Plotting code records:
==*==

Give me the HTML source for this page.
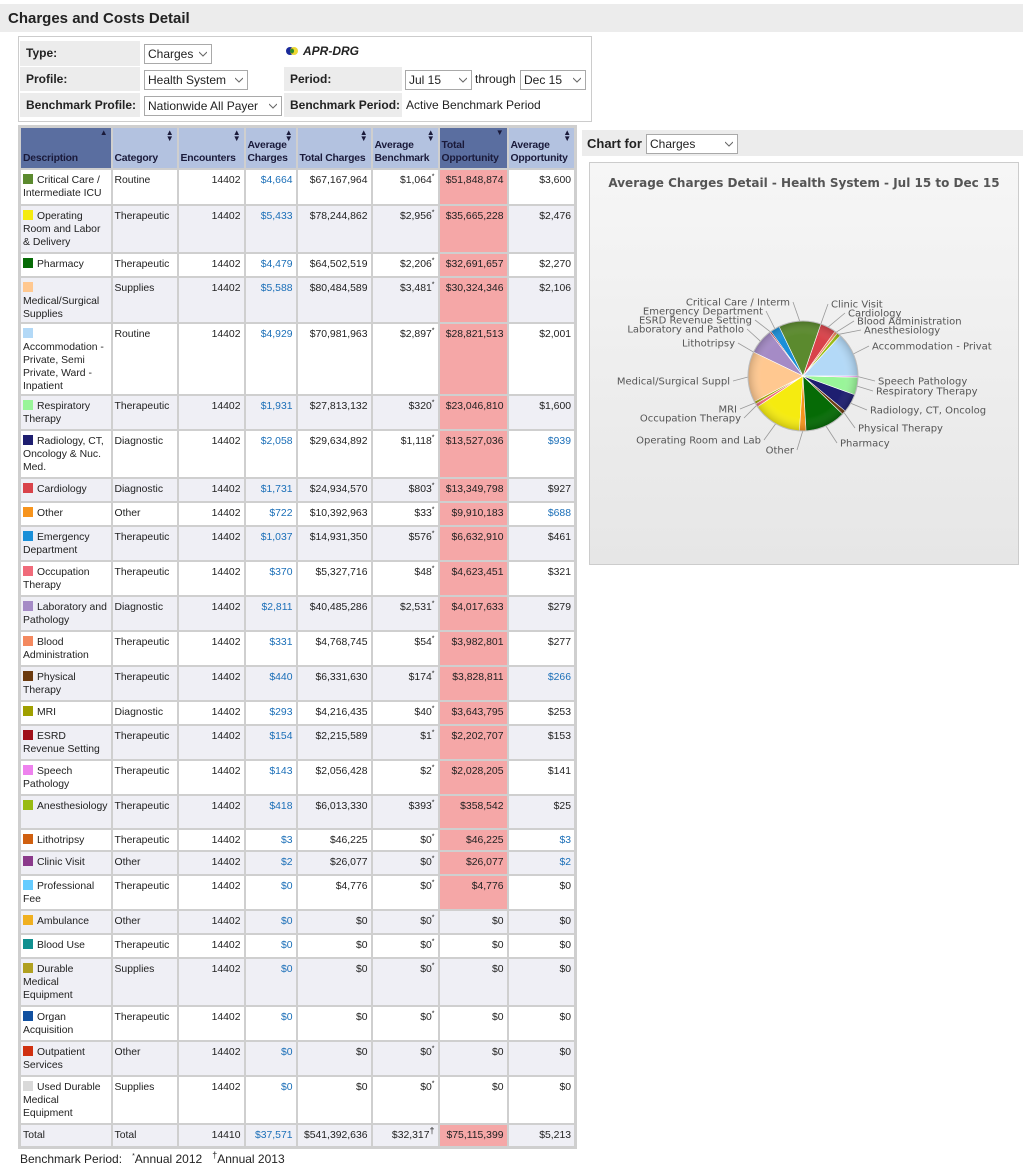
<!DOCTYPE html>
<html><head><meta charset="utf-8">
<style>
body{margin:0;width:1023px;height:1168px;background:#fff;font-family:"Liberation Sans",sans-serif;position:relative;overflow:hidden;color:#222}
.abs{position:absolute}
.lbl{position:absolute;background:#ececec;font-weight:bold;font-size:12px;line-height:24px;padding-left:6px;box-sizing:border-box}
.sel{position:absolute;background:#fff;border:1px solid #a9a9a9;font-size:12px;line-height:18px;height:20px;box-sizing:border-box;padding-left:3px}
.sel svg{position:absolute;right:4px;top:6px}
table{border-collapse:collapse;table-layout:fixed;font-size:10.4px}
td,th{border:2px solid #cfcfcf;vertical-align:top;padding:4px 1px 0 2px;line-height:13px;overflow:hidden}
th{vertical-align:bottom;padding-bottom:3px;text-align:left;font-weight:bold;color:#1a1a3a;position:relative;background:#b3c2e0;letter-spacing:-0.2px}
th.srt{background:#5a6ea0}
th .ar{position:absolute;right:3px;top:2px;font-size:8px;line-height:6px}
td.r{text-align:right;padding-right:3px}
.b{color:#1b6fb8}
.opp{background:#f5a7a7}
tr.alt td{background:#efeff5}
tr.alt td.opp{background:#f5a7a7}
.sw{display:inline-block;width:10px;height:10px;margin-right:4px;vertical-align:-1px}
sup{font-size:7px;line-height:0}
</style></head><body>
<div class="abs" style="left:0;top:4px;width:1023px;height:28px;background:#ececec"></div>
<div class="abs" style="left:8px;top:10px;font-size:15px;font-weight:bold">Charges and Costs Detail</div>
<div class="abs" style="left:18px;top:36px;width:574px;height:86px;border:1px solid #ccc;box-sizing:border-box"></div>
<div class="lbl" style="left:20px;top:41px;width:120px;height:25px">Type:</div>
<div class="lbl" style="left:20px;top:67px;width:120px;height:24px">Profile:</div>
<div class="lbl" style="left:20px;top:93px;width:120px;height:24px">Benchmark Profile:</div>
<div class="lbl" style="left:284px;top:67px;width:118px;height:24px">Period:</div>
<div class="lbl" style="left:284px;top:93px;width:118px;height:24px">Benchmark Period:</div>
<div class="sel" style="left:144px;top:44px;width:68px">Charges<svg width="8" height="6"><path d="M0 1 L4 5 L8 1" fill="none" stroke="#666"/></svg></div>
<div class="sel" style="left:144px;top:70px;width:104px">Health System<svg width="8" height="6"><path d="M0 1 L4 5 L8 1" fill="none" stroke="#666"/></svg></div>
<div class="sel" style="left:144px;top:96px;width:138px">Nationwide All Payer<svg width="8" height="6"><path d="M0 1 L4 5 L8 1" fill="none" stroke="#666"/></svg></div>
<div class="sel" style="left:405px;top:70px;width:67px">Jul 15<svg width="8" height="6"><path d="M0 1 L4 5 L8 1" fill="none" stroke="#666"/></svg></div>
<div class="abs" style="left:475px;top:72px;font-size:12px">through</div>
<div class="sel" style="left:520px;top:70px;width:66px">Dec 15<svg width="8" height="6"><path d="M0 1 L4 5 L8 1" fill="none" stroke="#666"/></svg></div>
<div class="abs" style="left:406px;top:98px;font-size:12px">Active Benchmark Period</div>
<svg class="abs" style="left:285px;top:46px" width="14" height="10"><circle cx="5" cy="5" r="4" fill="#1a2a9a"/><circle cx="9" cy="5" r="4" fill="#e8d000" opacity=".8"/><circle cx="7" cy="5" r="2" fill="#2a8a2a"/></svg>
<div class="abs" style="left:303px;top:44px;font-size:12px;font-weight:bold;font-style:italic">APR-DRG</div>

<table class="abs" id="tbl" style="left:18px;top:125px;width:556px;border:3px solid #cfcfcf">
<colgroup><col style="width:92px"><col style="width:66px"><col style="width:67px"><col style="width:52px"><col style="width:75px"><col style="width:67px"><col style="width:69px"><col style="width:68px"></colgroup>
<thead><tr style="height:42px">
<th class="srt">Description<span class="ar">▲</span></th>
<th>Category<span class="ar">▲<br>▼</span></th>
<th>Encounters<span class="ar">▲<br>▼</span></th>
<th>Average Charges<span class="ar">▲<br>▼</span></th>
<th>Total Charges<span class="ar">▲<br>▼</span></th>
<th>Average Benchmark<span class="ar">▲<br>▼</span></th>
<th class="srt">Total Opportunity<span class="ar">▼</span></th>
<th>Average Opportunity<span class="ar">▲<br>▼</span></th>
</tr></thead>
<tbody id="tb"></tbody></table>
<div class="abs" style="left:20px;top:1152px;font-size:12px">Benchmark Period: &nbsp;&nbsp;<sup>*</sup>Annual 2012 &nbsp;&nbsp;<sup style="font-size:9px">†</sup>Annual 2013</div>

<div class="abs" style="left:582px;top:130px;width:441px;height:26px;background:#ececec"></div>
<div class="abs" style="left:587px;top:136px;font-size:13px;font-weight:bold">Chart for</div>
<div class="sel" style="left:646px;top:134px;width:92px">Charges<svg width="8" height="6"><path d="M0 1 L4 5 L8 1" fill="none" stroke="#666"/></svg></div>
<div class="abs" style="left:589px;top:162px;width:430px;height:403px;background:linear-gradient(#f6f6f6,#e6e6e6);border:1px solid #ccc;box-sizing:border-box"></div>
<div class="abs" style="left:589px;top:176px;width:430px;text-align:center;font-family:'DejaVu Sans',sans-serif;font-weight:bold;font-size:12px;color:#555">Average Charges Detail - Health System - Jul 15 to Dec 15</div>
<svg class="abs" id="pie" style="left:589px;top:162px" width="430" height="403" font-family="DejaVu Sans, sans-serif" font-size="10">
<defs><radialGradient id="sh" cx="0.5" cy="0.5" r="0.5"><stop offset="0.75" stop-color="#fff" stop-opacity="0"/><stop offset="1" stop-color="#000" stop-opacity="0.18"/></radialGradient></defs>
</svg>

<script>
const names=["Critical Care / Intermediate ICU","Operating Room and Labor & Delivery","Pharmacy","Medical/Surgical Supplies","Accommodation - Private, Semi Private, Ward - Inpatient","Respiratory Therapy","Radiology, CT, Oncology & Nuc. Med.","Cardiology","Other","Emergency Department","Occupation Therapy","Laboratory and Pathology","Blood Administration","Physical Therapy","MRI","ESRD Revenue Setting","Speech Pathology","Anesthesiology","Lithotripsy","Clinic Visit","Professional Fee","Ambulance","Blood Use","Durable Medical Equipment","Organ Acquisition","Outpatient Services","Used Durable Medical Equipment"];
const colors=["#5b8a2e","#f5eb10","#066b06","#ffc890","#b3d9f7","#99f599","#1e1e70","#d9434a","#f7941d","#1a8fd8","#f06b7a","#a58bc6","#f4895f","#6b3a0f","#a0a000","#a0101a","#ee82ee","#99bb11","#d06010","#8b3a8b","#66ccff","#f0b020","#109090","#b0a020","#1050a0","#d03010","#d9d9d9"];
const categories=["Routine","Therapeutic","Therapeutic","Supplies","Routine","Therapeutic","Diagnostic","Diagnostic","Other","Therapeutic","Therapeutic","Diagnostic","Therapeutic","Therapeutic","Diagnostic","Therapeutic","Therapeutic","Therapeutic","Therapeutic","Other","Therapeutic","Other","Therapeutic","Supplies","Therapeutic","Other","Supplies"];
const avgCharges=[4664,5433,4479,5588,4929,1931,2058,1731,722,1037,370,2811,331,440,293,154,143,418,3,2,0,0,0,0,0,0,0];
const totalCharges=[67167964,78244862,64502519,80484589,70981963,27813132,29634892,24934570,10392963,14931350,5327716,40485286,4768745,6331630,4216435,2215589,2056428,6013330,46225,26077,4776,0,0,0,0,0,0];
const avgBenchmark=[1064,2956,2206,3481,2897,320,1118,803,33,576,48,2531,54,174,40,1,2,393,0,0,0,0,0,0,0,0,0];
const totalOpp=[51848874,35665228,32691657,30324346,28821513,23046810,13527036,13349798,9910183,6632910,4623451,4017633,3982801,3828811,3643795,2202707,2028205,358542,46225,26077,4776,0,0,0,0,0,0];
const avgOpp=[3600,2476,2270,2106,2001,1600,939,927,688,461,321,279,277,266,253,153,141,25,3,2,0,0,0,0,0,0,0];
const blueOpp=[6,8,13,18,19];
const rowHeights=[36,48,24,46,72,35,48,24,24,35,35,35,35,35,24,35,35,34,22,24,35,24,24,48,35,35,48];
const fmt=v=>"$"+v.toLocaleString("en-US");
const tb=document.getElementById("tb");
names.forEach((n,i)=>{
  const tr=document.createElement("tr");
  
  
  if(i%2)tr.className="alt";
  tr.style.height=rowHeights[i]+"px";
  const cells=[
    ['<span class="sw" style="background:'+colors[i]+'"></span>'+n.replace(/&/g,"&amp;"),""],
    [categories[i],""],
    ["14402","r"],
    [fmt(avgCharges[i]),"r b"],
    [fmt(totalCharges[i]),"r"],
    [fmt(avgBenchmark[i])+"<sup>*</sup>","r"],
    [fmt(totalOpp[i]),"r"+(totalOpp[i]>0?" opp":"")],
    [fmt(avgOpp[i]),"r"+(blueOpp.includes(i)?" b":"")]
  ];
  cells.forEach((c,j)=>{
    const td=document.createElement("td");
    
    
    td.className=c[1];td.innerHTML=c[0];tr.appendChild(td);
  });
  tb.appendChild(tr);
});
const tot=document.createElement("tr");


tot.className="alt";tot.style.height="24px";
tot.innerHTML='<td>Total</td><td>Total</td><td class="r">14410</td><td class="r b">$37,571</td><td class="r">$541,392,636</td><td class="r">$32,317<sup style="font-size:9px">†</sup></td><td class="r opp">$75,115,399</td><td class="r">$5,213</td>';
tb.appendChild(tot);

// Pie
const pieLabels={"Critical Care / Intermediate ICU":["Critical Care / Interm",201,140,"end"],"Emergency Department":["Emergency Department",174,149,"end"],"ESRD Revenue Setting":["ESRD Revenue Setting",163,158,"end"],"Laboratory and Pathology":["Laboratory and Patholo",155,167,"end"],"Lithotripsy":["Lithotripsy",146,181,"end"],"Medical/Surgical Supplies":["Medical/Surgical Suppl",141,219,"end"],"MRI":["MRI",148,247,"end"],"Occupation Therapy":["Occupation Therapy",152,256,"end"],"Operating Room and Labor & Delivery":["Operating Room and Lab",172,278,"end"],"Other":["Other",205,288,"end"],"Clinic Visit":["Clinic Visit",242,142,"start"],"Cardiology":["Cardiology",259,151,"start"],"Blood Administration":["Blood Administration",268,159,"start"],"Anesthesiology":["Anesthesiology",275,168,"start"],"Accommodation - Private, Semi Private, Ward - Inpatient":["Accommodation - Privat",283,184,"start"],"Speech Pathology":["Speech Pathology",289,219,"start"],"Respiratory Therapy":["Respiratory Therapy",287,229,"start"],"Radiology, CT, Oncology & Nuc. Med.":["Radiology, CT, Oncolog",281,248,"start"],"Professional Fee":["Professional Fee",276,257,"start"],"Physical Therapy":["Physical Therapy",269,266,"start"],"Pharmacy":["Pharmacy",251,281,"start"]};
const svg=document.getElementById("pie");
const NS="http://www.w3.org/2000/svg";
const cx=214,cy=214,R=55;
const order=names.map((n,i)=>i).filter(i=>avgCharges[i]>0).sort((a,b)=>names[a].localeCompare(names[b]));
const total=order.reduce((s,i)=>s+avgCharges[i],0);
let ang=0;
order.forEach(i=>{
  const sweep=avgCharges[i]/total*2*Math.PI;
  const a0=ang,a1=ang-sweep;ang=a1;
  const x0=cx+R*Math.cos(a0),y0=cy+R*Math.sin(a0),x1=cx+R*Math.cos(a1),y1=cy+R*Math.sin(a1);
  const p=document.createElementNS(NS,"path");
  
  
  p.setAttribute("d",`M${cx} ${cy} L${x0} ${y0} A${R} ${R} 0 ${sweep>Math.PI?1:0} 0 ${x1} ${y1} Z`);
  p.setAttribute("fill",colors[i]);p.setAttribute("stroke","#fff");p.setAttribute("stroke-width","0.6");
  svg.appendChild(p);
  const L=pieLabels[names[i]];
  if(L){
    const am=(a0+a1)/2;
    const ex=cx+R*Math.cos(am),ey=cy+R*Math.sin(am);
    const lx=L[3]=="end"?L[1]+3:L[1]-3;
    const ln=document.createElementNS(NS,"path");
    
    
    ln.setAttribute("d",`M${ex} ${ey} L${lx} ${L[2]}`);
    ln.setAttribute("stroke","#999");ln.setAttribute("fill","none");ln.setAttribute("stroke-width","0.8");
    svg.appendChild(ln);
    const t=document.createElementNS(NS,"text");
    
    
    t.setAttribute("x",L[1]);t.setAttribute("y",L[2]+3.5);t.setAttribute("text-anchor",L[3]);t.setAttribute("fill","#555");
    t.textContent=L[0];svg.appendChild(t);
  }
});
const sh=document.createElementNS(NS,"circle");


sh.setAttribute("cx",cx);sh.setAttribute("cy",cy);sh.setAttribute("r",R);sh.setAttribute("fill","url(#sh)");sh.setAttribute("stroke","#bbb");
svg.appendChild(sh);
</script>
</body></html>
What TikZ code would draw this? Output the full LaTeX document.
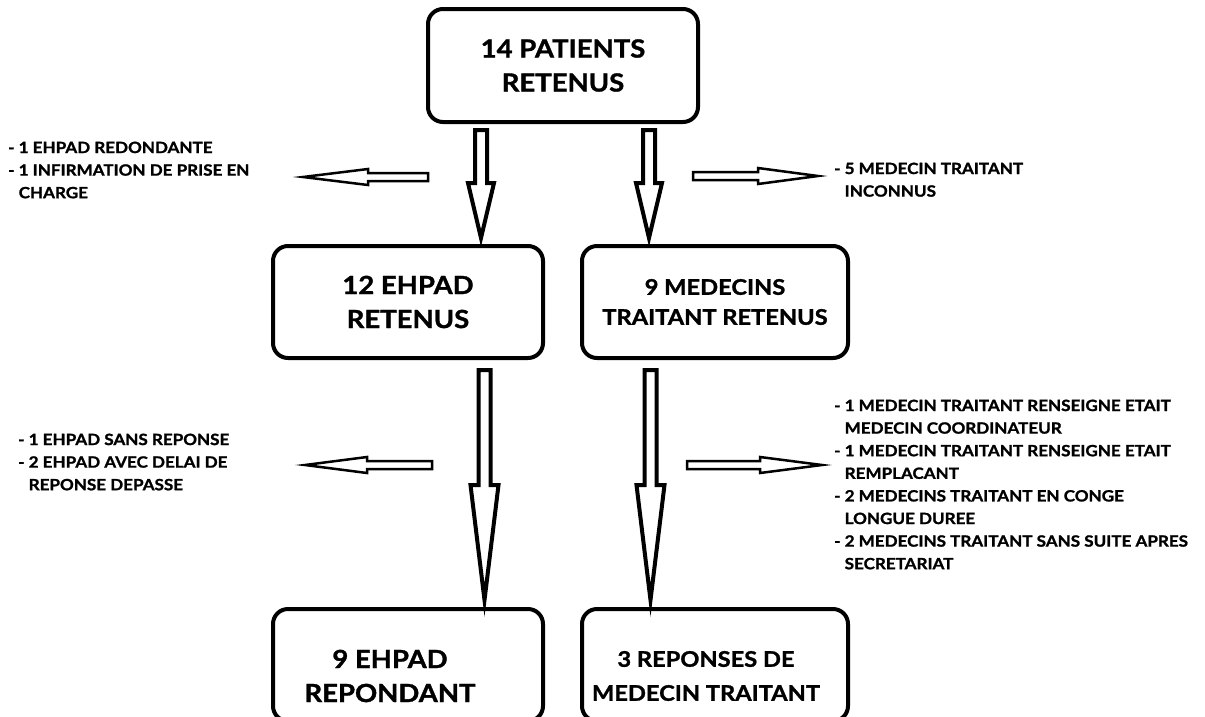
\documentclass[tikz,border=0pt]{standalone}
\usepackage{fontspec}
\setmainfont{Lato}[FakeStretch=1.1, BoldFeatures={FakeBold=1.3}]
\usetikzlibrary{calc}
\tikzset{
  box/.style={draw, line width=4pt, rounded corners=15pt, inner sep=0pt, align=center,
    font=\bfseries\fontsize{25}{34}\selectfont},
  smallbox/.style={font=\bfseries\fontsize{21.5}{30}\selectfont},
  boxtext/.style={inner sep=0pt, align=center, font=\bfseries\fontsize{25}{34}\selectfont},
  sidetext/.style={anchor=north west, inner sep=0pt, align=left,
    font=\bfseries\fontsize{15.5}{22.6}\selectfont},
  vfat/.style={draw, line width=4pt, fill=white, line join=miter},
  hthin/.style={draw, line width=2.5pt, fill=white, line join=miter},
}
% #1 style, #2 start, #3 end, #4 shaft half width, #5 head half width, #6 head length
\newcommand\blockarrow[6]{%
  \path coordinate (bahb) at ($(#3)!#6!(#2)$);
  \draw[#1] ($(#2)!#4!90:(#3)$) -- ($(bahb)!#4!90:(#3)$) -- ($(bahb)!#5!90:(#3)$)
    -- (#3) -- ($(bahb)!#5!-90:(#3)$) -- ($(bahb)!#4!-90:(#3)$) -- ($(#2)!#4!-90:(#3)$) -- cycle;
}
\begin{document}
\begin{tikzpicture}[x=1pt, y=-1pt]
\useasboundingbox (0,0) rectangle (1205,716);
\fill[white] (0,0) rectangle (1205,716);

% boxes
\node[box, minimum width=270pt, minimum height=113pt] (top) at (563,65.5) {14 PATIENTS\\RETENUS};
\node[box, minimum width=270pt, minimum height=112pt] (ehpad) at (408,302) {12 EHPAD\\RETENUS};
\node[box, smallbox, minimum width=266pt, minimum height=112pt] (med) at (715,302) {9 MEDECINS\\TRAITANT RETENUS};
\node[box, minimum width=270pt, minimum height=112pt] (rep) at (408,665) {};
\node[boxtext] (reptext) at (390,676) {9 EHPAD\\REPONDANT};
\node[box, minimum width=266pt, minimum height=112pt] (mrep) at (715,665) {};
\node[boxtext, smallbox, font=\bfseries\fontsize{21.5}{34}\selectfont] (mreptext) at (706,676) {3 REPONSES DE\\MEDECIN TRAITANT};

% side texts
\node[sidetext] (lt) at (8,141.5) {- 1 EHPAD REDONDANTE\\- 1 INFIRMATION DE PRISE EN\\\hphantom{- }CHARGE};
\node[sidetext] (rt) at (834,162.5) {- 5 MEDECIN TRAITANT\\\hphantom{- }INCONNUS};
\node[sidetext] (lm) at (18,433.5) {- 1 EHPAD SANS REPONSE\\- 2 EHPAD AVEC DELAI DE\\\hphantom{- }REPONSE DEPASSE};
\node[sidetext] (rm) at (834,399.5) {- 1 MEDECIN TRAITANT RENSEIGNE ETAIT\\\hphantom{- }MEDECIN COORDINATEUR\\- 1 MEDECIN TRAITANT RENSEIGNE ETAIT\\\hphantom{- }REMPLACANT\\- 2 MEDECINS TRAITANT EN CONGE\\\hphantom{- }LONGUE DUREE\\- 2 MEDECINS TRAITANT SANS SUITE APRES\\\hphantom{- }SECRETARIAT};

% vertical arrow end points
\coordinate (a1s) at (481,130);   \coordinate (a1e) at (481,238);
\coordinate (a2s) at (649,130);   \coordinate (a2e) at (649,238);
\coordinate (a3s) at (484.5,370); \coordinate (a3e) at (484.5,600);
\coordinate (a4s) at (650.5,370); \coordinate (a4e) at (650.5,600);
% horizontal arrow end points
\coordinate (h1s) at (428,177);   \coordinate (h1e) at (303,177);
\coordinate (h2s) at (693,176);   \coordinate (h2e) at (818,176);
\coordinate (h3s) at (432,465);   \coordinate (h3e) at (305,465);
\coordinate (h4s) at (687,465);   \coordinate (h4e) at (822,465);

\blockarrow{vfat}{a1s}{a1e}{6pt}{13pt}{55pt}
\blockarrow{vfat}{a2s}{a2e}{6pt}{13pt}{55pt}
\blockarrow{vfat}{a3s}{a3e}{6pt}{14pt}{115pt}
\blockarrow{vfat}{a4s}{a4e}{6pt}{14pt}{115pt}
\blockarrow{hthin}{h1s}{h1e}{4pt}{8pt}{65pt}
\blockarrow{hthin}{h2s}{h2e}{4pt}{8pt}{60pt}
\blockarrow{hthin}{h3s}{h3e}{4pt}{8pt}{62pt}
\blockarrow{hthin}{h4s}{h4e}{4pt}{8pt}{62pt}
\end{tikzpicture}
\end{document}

==*==

Goal: Tell how many lines in the material above include the word "this", giving the number only.

Task response: 2